I was just chatting last week with someone from my old inner circle who was manipulated by my PD.  This friend still says stupid things, and asks stupid questions.  The PDs target topics of discussion they KNOW are triggers for their audience, and they go for it.  I'm shocked at how effective it can be. 
He knows well enough to know he isn't going to somehow turn them against me. They don't talk, except when they are all at the same place and even then, it's always exH who tries to engage my parents, who very clearly wish to minimize any contact with him.  You're very lucky.  Sometimes people can be manipulated, and the PDs are always always angling for a foot hold.  Sometimes it pays off.  Don't ask, don't get is their motto, so they ask.  Even when in absurd circumstances, IME.

This text was out of nowhere. Any reasonable person would not think it was appropriate to seek out small talk with your ex's parents WHILE you are dragging them back to court....am I wrong?  If only you were dealing with a reasonable person, but you aren't.  Assess what the PD has done.  Accept it.  Act to counter it, whatever that may be.  Do you need to document something in this case?  Remember, you can't out crazy crazy, but sometimes.... sometimes... you can get the PD to write something helpful down. 

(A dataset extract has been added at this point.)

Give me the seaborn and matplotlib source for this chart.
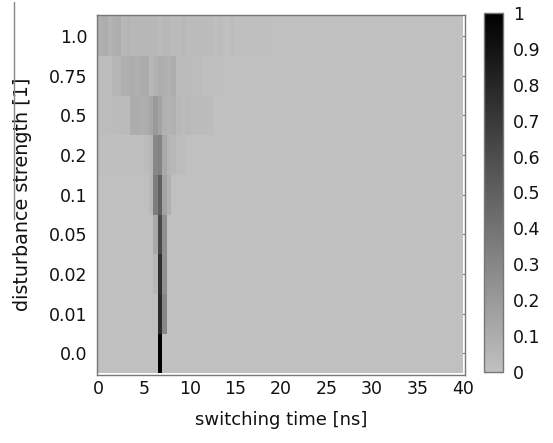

Please tell me I'm not the crazy one. Because this is crazy making.  When I first started this journey, someone well ahead on this path told me we shouldn't try to make sense of the nonsensical, bc it will never make any sense.  Those were wise words that helped me stop wasting time I could better spend on other things. 

- for those wondering, unfortunately my dad responded, because he's an EXTREMELY non confrontational person, to a fault. But I established today that he is NOT to respond at all and to tell me immediately if he receives any more contact from him.)
That's likely for the best. 
hhaw



What you are speaks so loudly in my ears.... I can't hear a word you're saying.

When someone tells you who they are... believe them.

"That which does not kill us, makes us stronger."
Nietchzsche

"It is better to light a candle than curse the darkness."
Eleanor Roosevelt

11JB68

Imo part of it is clearly manipulation. Part of it I think though relates to their complete lack of respect for boundaries and/or having none themselves.
My uPD SIL ran into my (nc) foo, including uPDm at a restaurant. Rather than just say oh hi, etc, they ask sat down and ate together!  :wacko:
Then SIL told uOCPD fil all about it, and he then told me and my updh.
Updh and his uPD sis barely tolerate each other. So I'm sure it was a lovely lunch with lots of bashing of both of us. And my parents made a point of telling my SIL how they've 'adopted' my adult cousins...you know, since they no longer have a daughter.
If I were to run into a friend or relative of uPDm I would just be polite and go on my way.

athene1399

Either he's fishing for information, doing it to mess with you, or just does not understand how strange that is. My SO's uBPDxw would reach out to his family because she felt they would side with her. Regardless of what he is trying to do, you did the right thing by telling your dad not to respond. Maybe give the heads up to other family/friends.